We got machine learning 2.0 before GTA 6!!!
Posts like these have been popping up on my feed for the past few weeks; and obviously that got me intrigued. After a little digging, the buzz was about KANs or Kolmogorov Arnold Networks.
The main premise of KANs in the words of the authors of the paper are
While MLPs have fixed activation functions on nodes (neurons), KANs have learnable activation functions on edges (weights).
The whole thing has its roots in the Kolmogorov-Arnold Representation Theorem which says
If
fis a multivariate continuous function on a bounded domain, then it can be written as a finite composition of continuous functions of a single variable and the binary operation of addition.
So what it means is a continuous functions (no sharp corners) can be represented as a combination or superposition of finite functions, in a way the addition function is the only multivariate function.
A brief note on what they actually mean
KANs like MLPs are also universal approximators. Below I have taken snippets of what I thought was important in the explanations given in the base paper.
KANs are proposed as a promising alternative to MLPs. While MLPs have fixed activation functions on neurons, KANs have learnable activation functions on weights.
Every weight parameter is replaced by a univariate function parametrized as a spline. This seemingly simple change makes KANs outperform MLPs in terms of accuracy and interpretability, on small-scale AI + Science tasks.
KANs have no linear weight matrices at all: instead, each weight parameter is replaced by a learnable 1D function parametrized as a spline. KANs nodes simply sum incoming signals without applying any non-linearities.
What I did with this
Now to be frank I do not understand this beyond a fundamental level but I just HAD to do something with it.

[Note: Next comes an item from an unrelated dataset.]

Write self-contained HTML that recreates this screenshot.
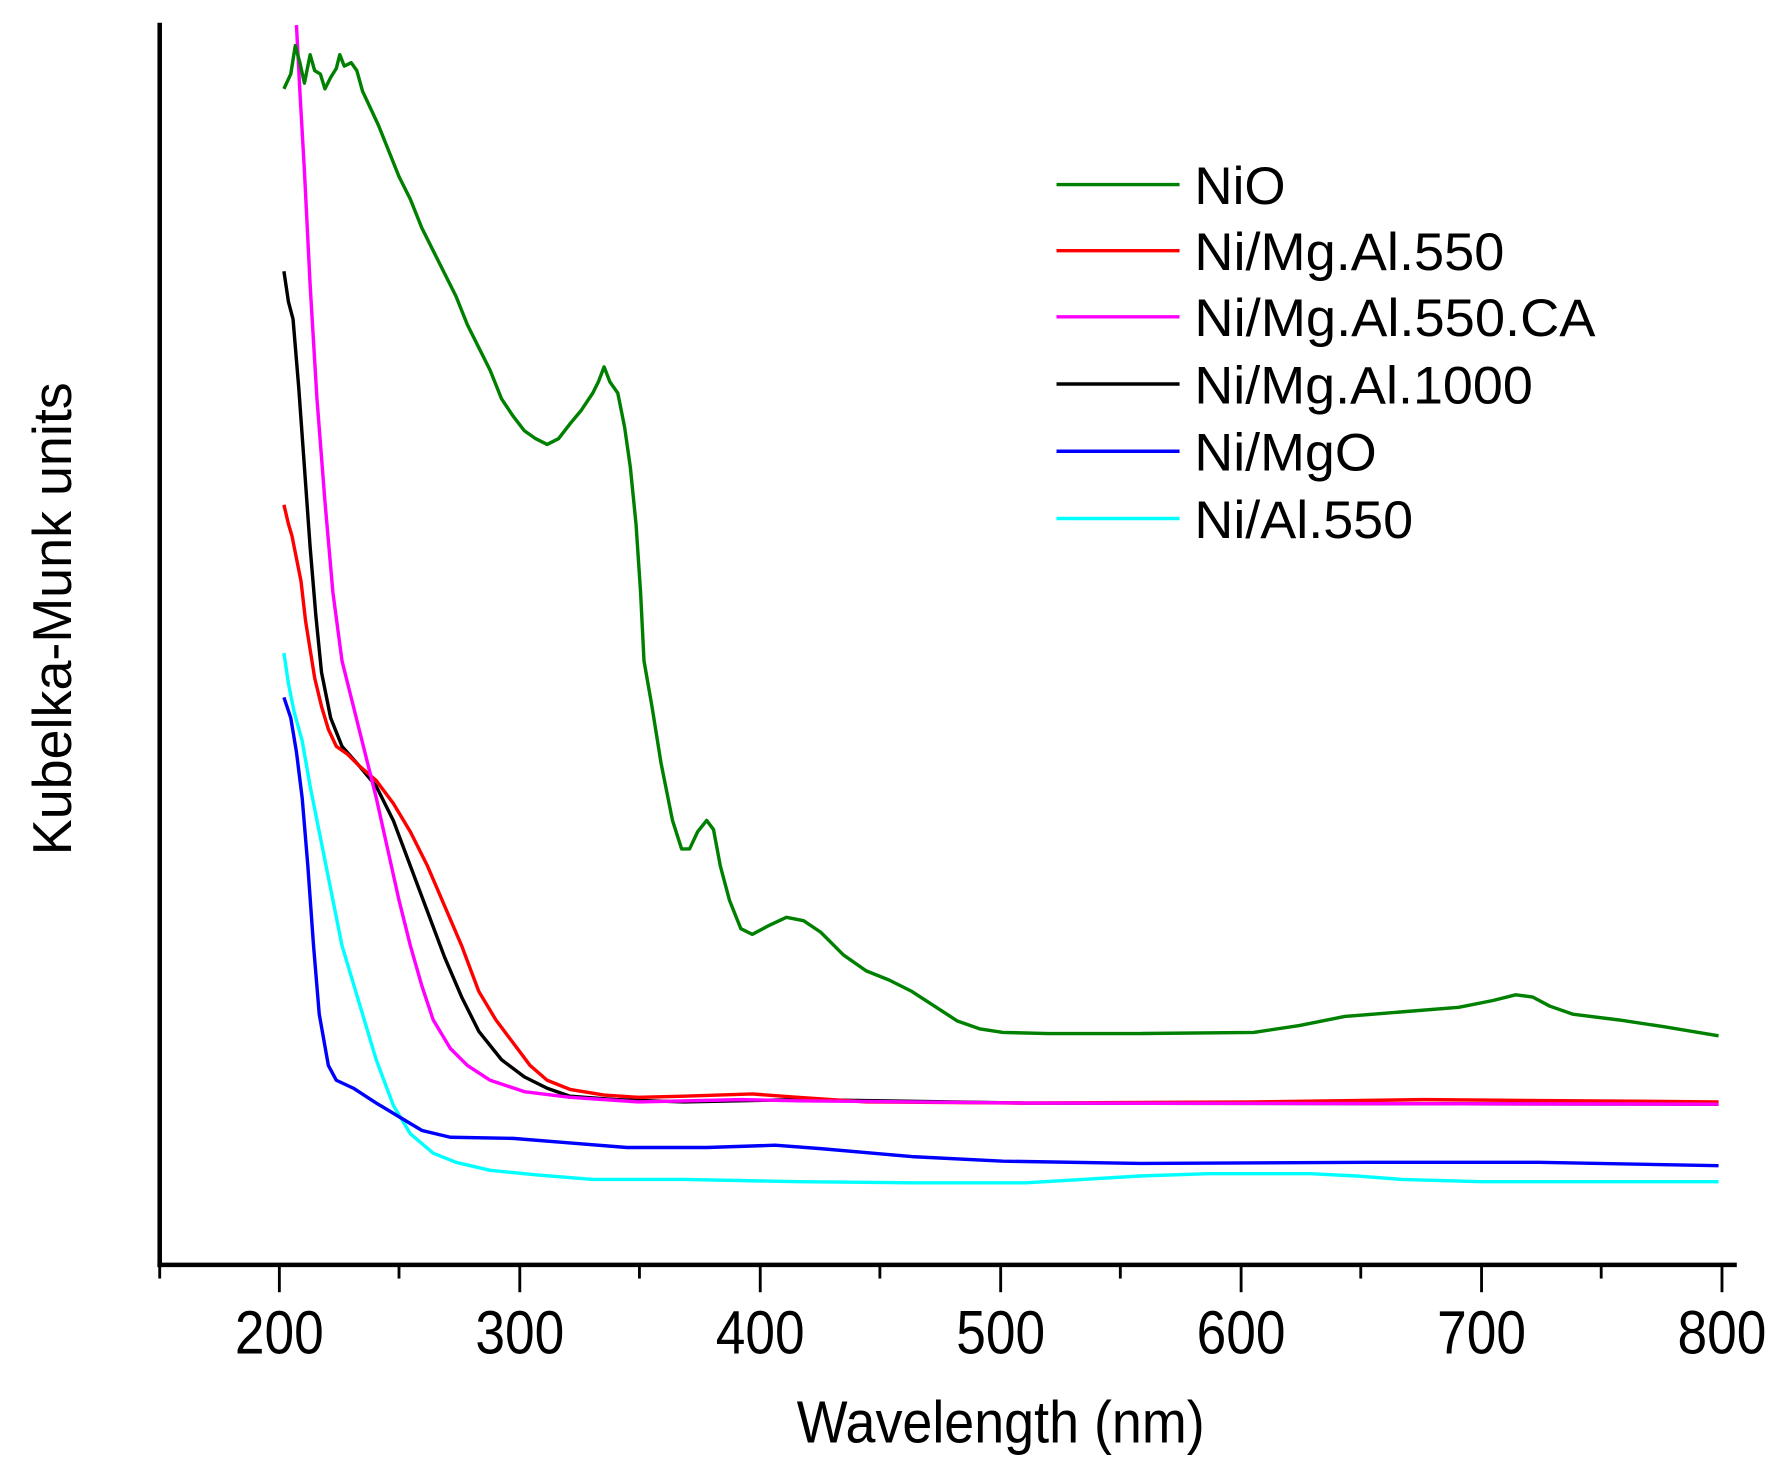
<!DOCTYPE html>
<html><head><style>html,body{margin:0;padding:0;background:#fff}</style></head>
<body>
<svg width="1778" height="1462" viewBox="0 0 1560 1283" xmlns="http://www.w3.org/2000/svg" style="display:block">
<rect width="1560" height="1283" fill="#fff"/>
<g font-family="Liberation Sans, sans-serif" fill="#000">
<g stroke="#000" stroke-width="4" fill="none">
<line x1="140" y1="20" x2="140" y2="1112"/>
<line x1="138" y1="1110" x2="1524" y2="1110"/>
</g>
<g stroke="#000" stroke-width="2.5">
<line x1="140" y1="1110" x2="140" y2="1122"/>
<line x1="245" y1="1110" x2="245" y2="1134"/>
<line x1="350" y1="1110" x2="350" y2="1122"/>
<line x1="456" y1="1110" x2="456" y2="1134"/>
<line x1="561" y1="1110" x2="561" y2="1122"/>
<line x1="667" y1="1110" x2="667" y2="1134"/>
<line x1="772" y1="1110" x2="772" y2="1122"/>
<line x1="878" y1="1110" x2="878" y2="1134"/>
<line x1="983" y1="1110" x2="983" y2="1122"/>
<line x1="1089" y1="1110" x2="1089" y2="1134"/>
<line x1="1194" y1="1110" x2="1194" y2="1122"/>
<line x1="1300" y1="1110" x2="1300" y2="1134"/>
<line x1="1405" y1="1110" x2="1405" y2="1122"/>
<line x1="1511" y1="1110" x2="1511" y2="1134"/>
</g>
<g font-size="54" text-anchor="middle" lengthAdjust="spacingAndGlyphs">
<text x="245" y="1188" textLength="78" lengthAdjust="spacingAndGlyphs">200</text>
<text x="456" y="1188" textLength="78" lengthAdjust="spacingAndGlyphs">300</text>
<text x="667" y="1188" textLength="78" lengthAdjust="spacingAndGlyphs">400</text>
<text x="878" y="1188" textLength="78" lengthAdjust="spacingAndGlyphs">500</text>
<text x="1089" y="1188" textLength="78" lengthAdjust="spacingAndGlyphs">600</text>
<text x="1300" y="1188" textLength="78" lengthAdjust="spacingAndGlyphs">700</text>
<text x="1511" y="1188" textLength="78" lengthAdjust="spacingAndGlyphs">800</text>
</g>
<text x="878" y="1266" font-size="52" text-anchor="middle" textLength="358" lengthAdjust="spacingAndGlyphs">Wavelength (nm)</text>
<text transform="translate(62,543) rotate(-90)" font-size="48" text-anchor="middle" textLength="415" lengthAdjust="spacingAndGlyphs">Kubelka-Munk units</text>
<g font-size="46">
<text x="1048" y="179" textLength="80" lengthAdjust="spacingAndGlyphs">NiO</text>
<text x="1048" y="237" textLength="272" lengthAdjust="spacingAndGlyphs">Ni/Mg.Al.550</text>
<text x="1048" y="295" textLength="352" lengthAdjust="spacingAndGlyphs">Ni/Mg.Al.550.CA</text>
<text x="1048" y="354" textLength="297" lengthAdjust="spacingAndGlyphs">Ni/Mg.Al.1000</text>
<text x="1048" y="413" textLength="160" lengthAdjust="spacingAndGlyphs">Ni/MgO</text>
<text x="1048" y="472" textLength="192" lengthAdjust="spacingAndGlyphs">Ni/Al.550</text>
</g>
</g>
<g stroke-width="3" fill="none" stroke-linejoin="round">
<line x1="927" y1="162" x2="1035" y2="162" stroke="#008000"/>
<line x1="927" y1="220" x2="1035" y2="220" stroke="#ff0000"/>
<line x1="927" y1="278" x2="1035" y2="278" stroke="#ff00ff"/>
<line x1="927" y1="337" x2="1035" y2="337" stroke="#000"/>
<line x1="927" y1="396" x2="1035" y2="396" stroke="#0000ff"/>
<line x1="927" y1="455" x2="1035" y2="455" stroke="#00ffff"/>
<polyline stroke="#00ffff" points="249,573 253,600 258,625 265,650 272,690 280,730 290,780 300,830 315,880 330,930 345,970 360,995 380,1012 400,1020 430,1027 470,1031 520,1035 600,1035 700,1037 800,1038 900,1038 950,1035 1000,1032 1060,1030 1150,1030 1190,1032 1230,1035 1300,1037 1508,1037"/>
<polyline stroke="#0000ff" points="249,612 255,630 260,660 265,700 270,760 275,830 280,890 288,935 295,948 310,955 330,968 350,980 370,992 395,998 450,999 500,1003 550,1007 620,1007 680,1005 720,1008 800,1015 880,1019 1000,1021 1200,1020 1350,1020 1508,1023"/>
<polyline stroke="#000" points="249,238 253,265 257,280 262,340 267,410 272,480 277,540 282,590 290,630 300,655 315,672 330,690 345,720 360,760 375,800 390,840 405,875 420,905 440,930 460,945 480,955 500,962 540,965 600,967 700,965 900,968 1508,969"/>
<polyline stroke="#ff0000" points="249,443 253,460 256,470 260,490 264,510 268,545 272,570 276,595 282,620 288,640 295,655 305,662 315,672 330,685 345,705 360,730 375,760 390,795 405,830 420,870 435,895 450,915 465,935 480,948 500,956 530,961 560,963 600,962 660,960 700,963 760,967 900,968 1100,967 1250,965 1508,967"/>
<polyline stroke="#ff00ff" points="260,22 263,80 267,150 272,250 278,350 285,440 292,520 300,580 310,620 320,660 330,700 340,745 350,790 360,830 370,865 380,895 395,920 410,935 430,948 460,958 500,963 560,967 650,965 700,966 900,968 1508,969"/>
<polyline stroke="#008000" points="249,78 255,65 259,40 263,55 267,73 272,48 276,62 281,65 285,78 290,68 295,60 298,48 302,58 308,55 313,62 318,80 325,95 332,110 340,130 350,155 360,175 370,200 380,220 390,240 400,260 410,285 420,305 430,325 440,350 450,365 460,378 470,385 480,390 490,385 500,372 510,360 520,345 525,335 530,322 535,335 542,345 548,375 553,410 558,460 562,520 565,580 572,620 580,670 590,720 598,745 605,745 612,730 620,720 626,728 632,760 640,790 650,815 660,820 675,812 690,805 705,808 720,818 740,838 760,852 780,860 800,870 820,883 840,896 860,903 880,906 920,907 1000,907 1100,906 1140,900 1180,892 1230,888 1280,884 1310,878 1330,873 1345,875 1360,883 1380,890 1420,895 1460,901 1508,909"/>
</g>
</svg>
</body></html>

So I built a classifier with the help of the python package the authors provided along with the paper.
And you know i just had to complicate this because doing not easy things is kind of my thing, so instead of classifying something simple like mnist numbers I picked a pancreatic cancer dataset.
So i picked a pancreatic cancer dataset from kaggle. Did a little mode imputing, and used Column Transformation.
I then picked what i understand to be 7 features of importance from the dataset them being, age, sex, plasma_ca19_9, creatinine, LYVE1, REG1B, TFF1.
Then created a Train - Test - Validate split. After it converted the numpy arrays to a torch tensor.
I chose to define the model with following specifications
model = KAN(width=[7,32,64,2], grid=10, k=3)I used the Limited BFGS optimization, also used a Cross Entropy function, both of which are provided in the pykan package (just followed what the authors did in the docs)
I then ran the model for 50 epochs
It ran for about 45 mins and yielded the following results
Train ACC: 0.8184019370460048
Val ACC: 0.7727272727272727
Test ACC: 0.7865168539325843Really neat in my opinion.
Although I do have a few reservations because of the dataset nature but since it was just proof of concept experimentation for me I do not really care too much about that.
To conclude I had so much fun messing with this, trying to understand what on earth is going on. Since the paper holds a lot of promise like computational and parametrial (is that even a word?) efficiency it will be super exciting to see how things progress and what further research progresses.